We could, in a similar fashion, say that your “personality” is the net sum total of all your learned behaviors, social habits, preferences and avoidances, opinions, chronic emotions, usual ways of approaching problems, and who you automatically like and dislike.

And notice something. The way you are … is the way you usually (and automatically) are.

::: MAINTAINING AND RETURNING TO A ‘STABLE STATE’

One powerful principle used by this automatic-mind, in helping you to operate your body and your thought-processes, is this:

The mind and body attempt to return to the ‘Stable State.’

In fact, we could call this “Body and Mind Operating Principle #1.”

In textbooks, they call this ‘homeostasis’. This does not mean a railroad station for homosexuals. It means ‘same state.’ (homeo = ‘same’, and stasis = unmoving state)

For example, your body regulates your blood pressure. By built-in feedback mechanisms, when pressure is high, some chemicals are released and pressure drops. When pressure is too low, some chemicals are released and pressure goes up. It’s all very clever.

Likewise a given mental state can operate your whole life long. For example, a baby learns early on that crying will bring help and attention. In normal cases, perhaps most of us learn additional ways to get help and attention, but imagine a business meeting, and one fellow isn’t getting his way. Suddenly, he’s red in the face, he’s making a lot of noise, and he’s pounding on the table. He learned that particular behavior when he was an infant, but he doesn’t realize now that the same automatic behavior is no longer working in his favor.

The key is in whether a behavior is “automatic.”

::: RUNNING ON AUTOMATIC vs BREAKING A HABIT

When you run on automatic, you tend to automatically re-engage the automatic behaviors that you long ago built into your ‘subconscious mind.’ If you remain unconscious of this activity, and don’t question it, it will persist. Only if you notice that your behavior is unworking, or kind of odd, or automatic, and you say, “Hmmm. That’s interesting,” will it suddenly stop running on automatic. Inspected, it vanishes. Uninspected, it runs unconsciously.

That’s how you tie a shoe. And that’s how you operate large parts of your life.

To break a habit, here’s the rule:

Your body and your mind will succumb to your will, if you are consistent.

But when you’re breaking up with somebody, you can’t really practice being consistent as you could if it was a case of doing your exercise each day until it becomes a habit.

When you break up, you’re engaging in a behavior that is a radical departure from your habitual behavior over the last few weeks or months or even years.
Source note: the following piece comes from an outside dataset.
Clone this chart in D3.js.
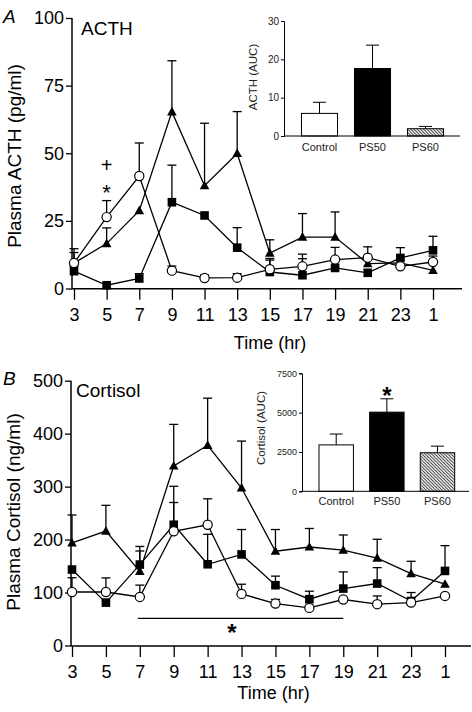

So it’s new. And that’s why sometimes it can kind of wake you up and make you feel alive, just as a funeral or danger sometimes does.

But as soon as she’s gone, what does the ‘subconscious’ (automatic) mind try to do?

::: BODY AND MIND OPERATING PRINCIPLE #1

When she’s gone, your body automatically tries to follow Body and Mind Operating Principle Number One.

Your body and your ‘unconscious’ (automatic) mind tries to re-establish the previous stable state. Its tendencies to homeostasis will (automatically) lead your thoughts and behaviors back along the lines that would re-establish that particular girlfriend back in your life.

And so back and forth you go.

Unless, of course, you notice that something’s peculiar, and you look at your behavior and suddenly you say, “Hmmm. That’s interesting!”